Daniel Pipes, president of the Middle East Forum, spoke on September 13 on a Middle East Forum Webinar (video), hosted by Ashley Perry, adviser to MEF's Israel office. The following summarizes his comments:
Israel and the Palestinian Authority (PA) signed the Oslo Accords on Sept. 13, 1993, or precisely thirty years ago. Hosted by the U.S. government, the signing ceremony ostensibly ended the hostilities between Palestinians and Israelis, with the PLO's Yasir Arafat saying the accords would "give peace a real chance."
However, rather than end hostilities, the Palestinians unleashed more violence and delegitimization against Israel, turning a "peace process into a war process." Accordingly, they bear "full moral responsibility" for the accords' failure, which Pipes calls "Israel's Nakba," or "catastrophe" - the term Palestinians use for the creation of the Jewish state in 1948.

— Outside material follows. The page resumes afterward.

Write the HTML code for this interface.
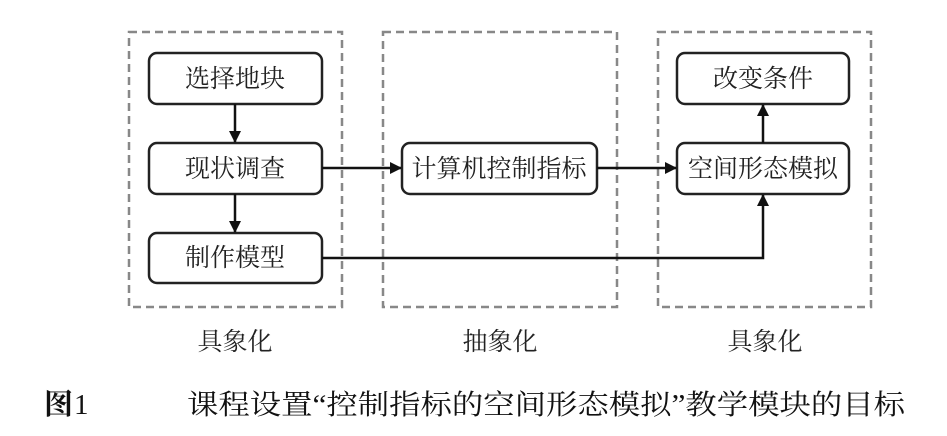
<!DOCTYPE html>
<html><head><meta charset="utf-8"><style>
html,body{margin:0;padding:0;background:#fff;}
svg text{font-family:"Liberation Serif","Noto Serif CJK SC",serif;}
</style></head><body>
<svg width="947" height="431" viewBox="0 0 947 431" xmlns="http://www.w3.org/2000/svg">
<defs><marker id="a" markerWidth="12" markerHeight="12" refX="11" refY="6" orient="auto" markerUnits="userSpaceOnUse"><path d="M0,0 L12,6 L0,12 z" fill="#111"/></marker></defs>
<g fill="none" stroke="#888" stroke-width="2.5" stroke-dasharray="8,5">
<rect x="129" y="32" width="213" height="275"/>
<rect x="383" y="32" width="234" height="275"/>
<rect x="658" y="32" width="213" height="275"/>
</g>
<g fill="#fff" stroke="#222" stroke-width="2.5">
<rect x="149" y="53" width="173" height="51" rx="8"/>
<rect x="149" y="143" width="173" height="51" rx="8"/>
<rect x="149" y="233" width="173" height="50" rx="8"/>
<rect x="402" y="143" width="195" height="51" rx="8"/>
<rect x="677" y="53" width="172" height="51" rx="8"/>
<rect x="677" y="143" width="172" height="51" rx="8"/>
</g>
<g stroke="#111" stroke-width="2.5" fill="none" marker-end="url(#a)">
<line x1="235" y1="104" x2="235" y2="142"/>
<line x1="235" y1="194" x2="235" y2="232"/>
<line x1="322" y1="168" x2="401" y2="168"/>
<line x1="597" y1="168" x2="676" y2="168"/>
<line x1="763" y1="143" x2="763" y2="105"/>
<polyline points="322,258 763,258 763,195"/>
</g>
<g font-size="25" fill="#222" text-anchor="middle">
<text x="235" y="87">选择地块</text>
<text x="235" y="177">现状调查</text>
<text x="235" y="266">制作模型</text>
<text x="499" y="177">计算机控制指标</text>
<text x="763" y="87">改变条件</text>
<text x="763" y="177">空间形态模拟</text>
<text x="235" y="350">具象化</text>
<text x="500" y="350">抽象化</text>
<text x="765" y="350">具象化</text>
</g>
<text x="44" y="414" font-size="29" font-weight="bold" fill="#111">图</text>
<text x="74" y="414" font-size="29" fill="#111">1</text>
<text x="905" y="414" font-size="28" fill="#111" text-anchor="end" textLength="718" lengthAdjust="spacingAndGlyphs">课程设置“控制指标的空间形态模拟”教学模块的目标</text>
</svg>
</body></html>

In their eagerness to end the conflict, Israel's leaders made three overarching miscalculations in their pursuit of peace with its enemy: "One, a shift in strategic thinking; two, misunderstanding the Palestinians; and three, very poor negotiating tactics." More specifically, Israel committed twelve "bewildering" mistakes. It:
- Minimized the importance of the military, leading it to degrade its own military power.
- Exhibited a "severe reluctance to take casualties."
- Assumed that Arafat, an unelected leader, represented the Palestinian population, which he did not.
- Ignored the venomous radicalism, "verging on the anti-rational," openly expressed by Palestinians.
- Regarded Palestinian representatives as "partners for peace" who accepted Israel's existence.
- Parroted each other in making "painful concessions" – a euphemism for "unilateral surrender"; no less than five Israeli prime ministers (Shimon Peres, Ehud Barak, Ariel Sharon, Ehud Olmert, and Benjamin Netanyahu) used this term.
- Made self-abnegating speeches bemoaning the national fatigue from fighting.
- Engaged in "magical thinking" that "became a parody of itself" by describing the Palestinians in fantastical terms.
- Gave Arafat territory and legitimacy in return for his signature on documents, without testing him or his motives.
- Did not enforce multiple agreements between 1993 and 1998.
- Misunderstood the nature of peace: Rabin's oft-repeated phrase, "You don't make peace with friends, you make peace with unsavory enemies," missed the mark, for peace can only be achieved with former enemies that have been defeated.
- Permitted a "false parity" between Rabin, the elected head of a sovereign government, and Arafat, the dictatorial leader of a "murderous organization," creating a "dysfunctional illusion" that still persists.
Nonetheless, there is good news for Israel: its population and leaders are unlikely to repeat the majority of those mistakes. Really, just three remain: numbers 2, 3, and 12.